Die Stimmung im öffentlichen Raum in der Ukraine ist geprägt von einer Sicherheit, dass die Ukraine den Krieg gegen Russland gewinnen wird und dem wachsenden Bedürfnis, den Krieg auf das russische Territorium auszuweiten. Doch es ist fraglich, ob die im öffentlichen Raum geäußerten Sichtweisen repräsentativ sind. In der Ukraine ist es verboten, in Fragen von Krieg und Frieden von der offiziellen Linie abweichende Meinungen zu äußern. So ist nach dem im März 2022 in Kraft getretenen Strafrechtsparagraf 436-2 strafbar, wer die »bewaffnete Aggression der Russischen Föderation gegen die Ukraine, die 2014 begann, rechtfertigt, als rechtmäßig anerkennt oder leugnet«. Verboten ist es auch, zu sagen, 2014 habe im Land Bürgerkrieg geherrscht.

Wenig sichtbare Erfolge der Gegenoffensive und ein blutiger Sommer lassen den Glauben an die Einheit und unendliche Ausdauer zusehends brüchig werden, analysiert die »Washington Post«. Es gebe keine guten Nachrichten, gerade jetzt, wo man sie so dringend brauchen würde. Vorbei sind auch die Zeiten, in denen Männer vor Wehrämtern Schlange standen, um an der Front kämpfen zu dürfen. 20 000 Männer, so zitiert die »Financial Times« einen Sprecher der Grenztruppen, seien im Laufe des Krieges bestraft worden, weil sie versucht hätten, illegal das Land zu verlassen.
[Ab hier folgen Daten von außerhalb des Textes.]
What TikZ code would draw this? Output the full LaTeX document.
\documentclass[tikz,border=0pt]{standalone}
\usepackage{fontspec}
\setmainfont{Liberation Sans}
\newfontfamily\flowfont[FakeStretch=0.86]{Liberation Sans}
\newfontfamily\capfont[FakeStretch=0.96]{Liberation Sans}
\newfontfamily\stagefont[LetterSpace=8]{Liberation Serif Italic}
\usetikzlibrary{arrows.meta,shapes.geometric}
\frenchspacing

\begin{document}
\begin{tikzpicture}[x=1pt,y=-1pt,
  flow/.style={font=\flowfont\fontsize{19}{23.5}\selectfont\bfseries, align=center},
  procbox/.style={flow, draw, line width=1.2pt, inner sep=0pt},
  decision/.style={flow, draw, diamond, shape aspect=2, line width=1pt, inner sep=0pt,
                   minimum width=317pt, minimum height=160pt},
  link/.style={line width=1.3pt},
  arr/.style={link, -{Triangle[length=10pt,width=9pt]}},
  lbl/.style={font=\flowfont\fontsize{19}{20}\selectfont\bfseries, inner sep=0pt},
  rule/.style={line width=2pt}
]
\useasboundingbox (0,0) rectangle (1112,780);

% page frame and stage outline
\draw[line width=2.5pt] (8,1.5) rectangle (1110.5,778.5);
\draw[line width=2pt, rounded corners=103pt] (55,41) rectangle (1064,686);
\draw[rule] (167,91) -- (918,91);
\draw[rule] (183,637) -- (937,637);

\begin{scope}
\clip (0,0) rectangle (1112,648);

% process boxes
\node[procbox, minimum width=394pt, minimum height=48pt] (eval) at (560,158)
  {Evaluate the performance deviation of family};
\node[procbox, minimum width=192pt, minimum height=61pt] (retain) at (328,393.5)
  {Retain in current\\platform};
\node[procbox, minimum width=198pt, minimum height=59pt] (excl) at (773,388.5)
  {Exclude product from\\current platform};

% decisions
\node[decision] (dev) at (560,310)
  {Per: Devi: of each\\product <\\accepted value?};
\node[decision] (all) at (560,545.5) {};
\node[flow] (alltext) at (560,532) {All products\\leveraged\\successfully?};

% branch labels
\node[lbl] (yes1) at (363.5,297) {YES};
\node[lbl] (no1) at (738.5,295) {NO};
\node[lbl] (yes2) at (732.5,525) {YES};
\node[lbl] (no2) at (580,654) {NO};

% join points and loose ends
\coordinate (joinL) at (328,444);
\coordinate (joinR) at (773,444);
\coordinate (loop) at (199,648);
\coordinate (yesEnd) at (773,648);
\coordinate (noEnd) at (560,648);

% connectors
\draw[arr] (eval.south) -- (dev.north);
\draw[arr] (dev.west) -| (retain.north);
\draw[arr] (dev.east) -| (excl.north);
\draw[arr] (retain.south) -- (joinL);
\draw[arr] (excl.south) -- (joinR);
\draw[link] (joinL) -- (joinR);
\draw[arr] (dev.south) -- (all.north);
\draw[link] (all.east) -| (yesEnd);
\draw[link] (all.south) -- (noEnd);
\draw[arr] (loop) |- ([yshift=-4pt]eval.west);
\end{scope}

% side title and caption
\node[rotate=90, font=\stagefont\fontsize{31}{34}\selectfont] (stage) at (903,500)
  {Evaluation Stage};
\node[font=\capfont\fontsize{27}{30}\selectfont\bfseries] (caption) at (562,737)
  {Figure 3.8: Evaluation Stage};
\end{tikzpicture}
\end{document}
Und der stellvertretende Chef der Verwaltung des Bezirkes Odessa, Dmitrij Radulow, berichtet über die negativen Folgen der Mobilisierung für die Wirtschaft. Aus Angst, am Arbeitsplatz einen Einberufungsbescheid zu erhalten, würden viele Männer schwarz arbeiten. »In der Region Odessa gibt es Stellen, wo früher 100 bis 150 Menschen offiziell in Unternehmen arbeiteten, heute aber formal nur noch 30 bis 40«, so Radulow. Faktisch würden nicht weniger Menschen dort arbeiten, aber die meisten erhielten nun ihren Lohn in Umschlägen.
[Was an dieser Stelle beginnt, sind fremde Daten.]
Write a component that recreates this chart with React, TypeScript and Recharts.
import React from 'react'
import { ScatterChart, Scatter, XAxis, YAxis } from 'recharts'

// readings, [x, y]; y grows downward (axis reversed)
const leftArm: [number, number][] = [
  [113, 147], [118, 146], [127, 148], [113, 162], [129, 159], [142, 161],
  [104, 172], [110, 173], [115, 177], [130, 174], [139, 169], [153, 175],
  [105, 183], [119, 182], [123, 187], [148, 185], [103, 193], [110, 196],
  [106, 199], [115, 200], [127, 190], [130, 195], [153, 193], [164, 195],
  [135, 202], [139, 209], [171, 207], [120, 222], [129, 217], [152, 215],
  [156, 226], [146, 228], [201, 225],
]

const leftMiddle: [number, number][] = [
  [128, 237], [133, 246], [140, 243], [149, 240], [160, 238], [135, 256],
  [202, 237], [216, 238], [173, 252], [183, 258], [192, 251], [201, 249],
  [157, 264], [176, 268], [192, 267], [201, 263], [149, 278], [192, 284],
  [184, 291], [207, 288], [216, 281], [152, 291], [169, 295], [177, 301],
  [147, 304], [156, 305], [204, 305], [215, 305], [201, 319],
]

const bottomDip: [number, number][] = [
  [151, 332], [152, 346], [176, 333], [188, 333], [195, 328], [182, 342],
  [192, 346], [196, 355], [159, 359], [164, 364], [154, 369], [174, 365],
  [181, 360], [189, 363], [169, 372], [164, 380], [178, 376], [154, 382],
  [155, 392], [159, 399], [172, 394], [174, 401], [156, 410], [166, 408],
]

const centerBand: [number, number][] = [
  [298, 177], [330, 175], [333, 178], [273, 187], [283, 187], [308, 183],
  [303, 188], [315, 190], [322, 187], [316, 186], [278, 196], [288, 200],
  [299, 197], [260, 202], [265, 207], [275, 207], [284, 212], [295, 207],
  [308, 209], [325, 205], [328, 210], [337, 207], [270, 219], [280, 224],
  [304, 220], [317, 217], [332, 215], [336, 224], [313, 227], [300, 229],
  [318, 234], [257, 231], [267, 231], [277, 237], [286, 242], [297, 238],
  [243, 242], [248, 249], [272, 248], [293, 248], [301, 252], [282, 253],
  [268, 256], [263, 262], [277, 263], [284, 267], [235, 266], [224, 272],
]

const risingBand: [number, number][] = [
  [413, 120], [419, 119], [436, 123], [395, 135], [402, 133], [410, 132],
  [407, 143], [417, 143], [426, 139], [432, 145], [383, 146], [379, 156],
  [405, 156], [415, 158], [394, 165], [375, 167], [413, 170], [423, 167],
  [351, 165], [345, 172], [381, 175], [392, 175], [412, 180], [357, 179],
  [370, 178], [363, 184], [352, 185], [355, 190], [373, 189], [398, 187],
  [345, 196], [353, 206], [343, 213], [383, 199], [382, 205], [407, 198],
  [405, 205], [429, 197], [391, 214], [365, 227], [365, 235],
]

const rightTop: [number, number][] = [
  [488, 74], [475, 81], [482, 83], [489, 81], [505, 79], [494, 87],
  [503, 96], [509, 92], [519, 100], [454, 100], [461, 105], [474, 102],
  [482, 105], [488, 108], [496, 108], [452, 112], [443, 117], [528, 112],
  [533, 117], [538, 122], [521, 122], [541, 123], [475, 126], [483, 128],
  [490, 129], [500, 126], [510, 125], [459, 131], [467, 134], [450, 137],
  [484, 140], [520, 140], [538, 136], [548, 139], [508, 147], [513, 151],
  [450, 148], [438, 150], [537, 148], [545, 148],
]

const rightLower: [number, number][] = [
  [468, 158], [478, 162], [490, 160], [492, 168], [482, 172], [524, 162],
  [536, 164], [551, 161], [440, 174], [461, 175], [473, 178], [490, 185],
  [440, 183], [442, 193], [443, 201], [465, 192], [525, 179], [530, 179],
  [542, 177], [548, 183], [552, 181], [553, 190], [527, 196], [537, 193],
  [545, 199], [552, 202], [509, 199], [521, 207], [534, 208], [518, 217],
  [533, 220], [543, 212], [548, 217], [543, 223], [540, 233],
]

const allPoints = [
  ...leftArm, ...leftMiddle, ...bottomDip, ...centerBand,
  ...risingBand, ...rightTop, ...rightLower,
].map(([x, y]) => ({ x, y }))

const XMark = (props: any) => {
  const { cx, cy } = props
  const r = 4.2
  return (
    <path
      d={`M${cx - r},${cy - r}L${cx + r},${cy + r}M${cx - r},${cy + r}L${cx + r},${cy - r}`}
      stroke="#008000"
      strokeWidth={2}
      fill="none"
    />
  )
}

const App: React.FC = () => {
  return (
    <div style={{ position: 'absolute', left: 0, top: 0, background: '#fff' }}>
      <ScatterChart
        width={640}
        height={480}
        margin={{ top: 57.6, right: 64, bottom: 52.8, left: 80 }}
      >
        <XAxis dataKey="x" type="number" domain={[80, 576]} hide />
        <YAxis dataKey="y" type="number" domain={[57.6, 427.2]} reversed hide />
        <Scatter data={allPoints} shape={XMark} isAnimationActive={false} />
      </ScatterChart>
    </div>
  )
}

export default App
Besonders depressiv ist die Stimmung in Charkiw. Vor dem Hintergrund einer schleppenden und blutigen Gegenoffensive, dem Weggang wichtiger Betriebe aus der Stadt sei nicht auszuschließen, dass Charkiw nach dem Krieg keine Millionenstadt mehr sein wird, analysiert das in Charkiw ansässige Portal assembly.org.ua. Viele überlegten sich angesichts der grassierenden Korruption und Perspektivlosigkeit, wie sie die Stadt und oftmals auch das Land verlassen können. Eine breite Mehrheit der Bevölkerung stehe in Fragen von Krieg und Frieden hinter der Regierung, so eine Meinungsumfrage vom Juni, durchgeführt von der Stiftung »Demokratische Initiative« und vom »Zentrum für politische Soziologie«. Demnach ist mehr als die Hälfte der Befragten (53 Prozent) bereit, die Folgen des Krieges jetzt zu ertragen, um in Zukunft einen Sieg zu erringen. Gleichzeitig hätten sich 30 Prozent der Ukrainer für ein schnelles Ende zu jedem Preis ausgesprochen.
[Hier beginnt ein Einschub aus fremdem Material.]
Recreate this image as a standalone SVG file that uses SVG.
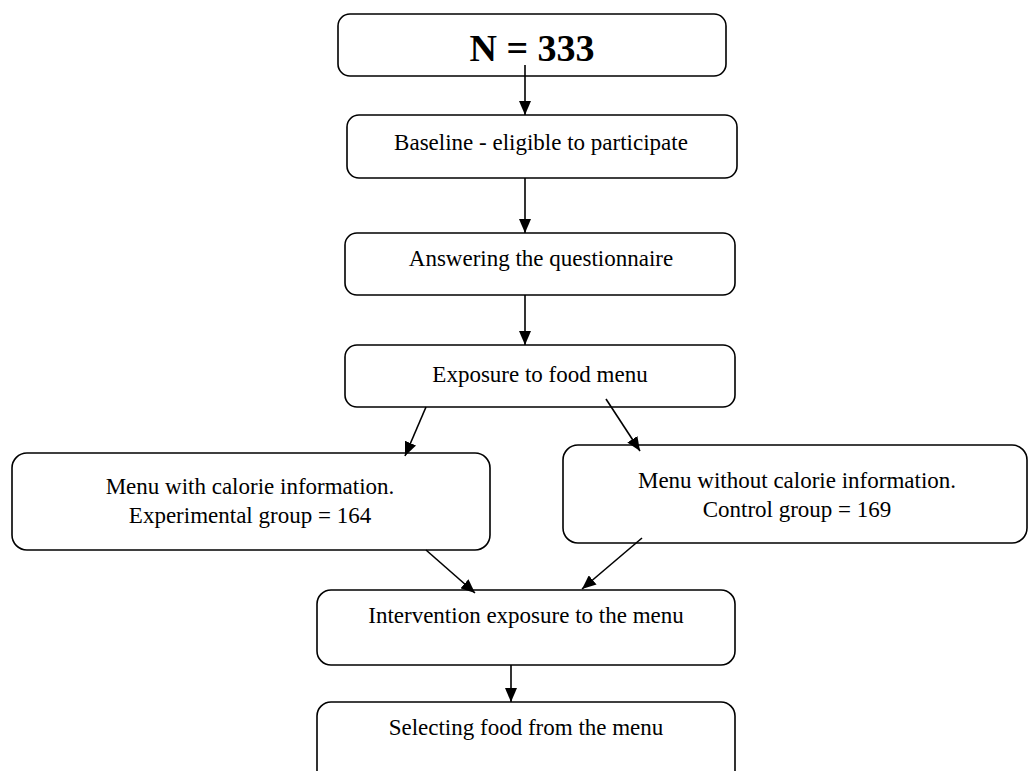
<svg xmlns="http://www.w3.org/2000/svg" width="1029" height="771" viewBox="0 0 1029 771">
<style>
.box{fill:#fff;stroke:#000;stroke-width:1.6}
.t{font-family:"Liberation Serif","Times New Roman",serif;font-size:23px;fill:#000;text-anchor:middle}
.big{font-family:"Liberation Serif","Times New Roman",serif;font-size:38px;font-weight:bold;fill:#000;text-anchor:middle}
.c{stroke:#000;stroke-width:1.6;fill:none;marker-end:url(#ah)}
</style>
<defs>
<marker id="ah" viewBox="0 0 14 12" refX="14" refY="6" markerWidth="14" markerHeight="12" markerUnits="userSpaceOnUse" orient="auto">
<path d="M0,0 L14,6 L0,12 z" fill="#000"/>
</marker>
</defs>
<rect width="1029" height="771" fill="#fff"/>
<g id="n333">
<rect class="box" x="338" y="14" width="388" height="62" rx="12"/>
<text class="big" x="532" y="61">N = 333</text>
</g>
<g id="baseline">
<rect class="box" x="347" y="115" width="390" height="63" rx="12"/>
<text class="t" x="541" y="150">Baseline - eligible to participate</text>
</g>
<g id="answering">
<rect class="box" x="345" y="233" width="390" height="62" rx="12"/>
<text class="t" x="541" y="266">Answering the questionnaire</text>
</g>
<g id="exposure">
<rect class="box" x="345" y="345" width="390" height="62" rx="12"/>
<text class="t" x="540" y="382">Exposure to food menu</text>
</g>
<g id="withcal">
<rect class="box" x="12" y="453" width="478" height="97" rx="15"/>
<text class="t" x="250" y="494">Menu with calorie information.</text>
<text class="t" x="250" y="523">Experimental group = 164</text>
</g>
<g id="withoutcal">
<rect class="box" x="563" y="445" width="464" height="98" rx="15"/>
<text class="t" x="797" y="488">Menu without calorie information.</text>
<text class="t" x="797" y="517">Control group = 169</text>
</g>
<g id="intervention">
<rect class="box" x="317" y="590" width="418" height="75" rx="14"/>
<text class="t" x="526" y="623">Intervention exposure to the menu</text>
</g>
<g id="selecting">
<rect class="box" x="317" y="702" width="418" height="90" rx="14"/>
<text class="t" x="526" y="735">Selecting food from the menu</text>
</g>
<g id="connectors">
<line class="c" x1="525" y1="65" x2="525" y2="115"/>
<line class="c" x1="525" y1="178" x2="525" y2="233"/>
<line class="c" x1="525" y1="295" x2="525" y2="345"/>
<line class="c" x1="426" y1="407" x2="405" y2="456"/>
<line class="c" x1="606" y1="399" x2="640" y2="451"/>
<line class="c" x1="426" y1="550" x2="475" y2="593"/>
<line class="c" x1="642" y1="538" x2="582" y2="589"/>
<line class="c" x1="511" y1="665" x2="511" y2="702"/>
</g>
</svg>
Große Feierlichkeiten wird es dieses Jahr, wie im letzten Jahr auch, am Unabhängigkeitstag nicht geben – aus Sicherheitsgründen. Auch für Trauer ist wenig Platz. Nur die ständig wachsende Anzahl an Gräbern spricht eine deutliche Sprache. Doch darüber berichtet das ukrainische Fernsehen kaum.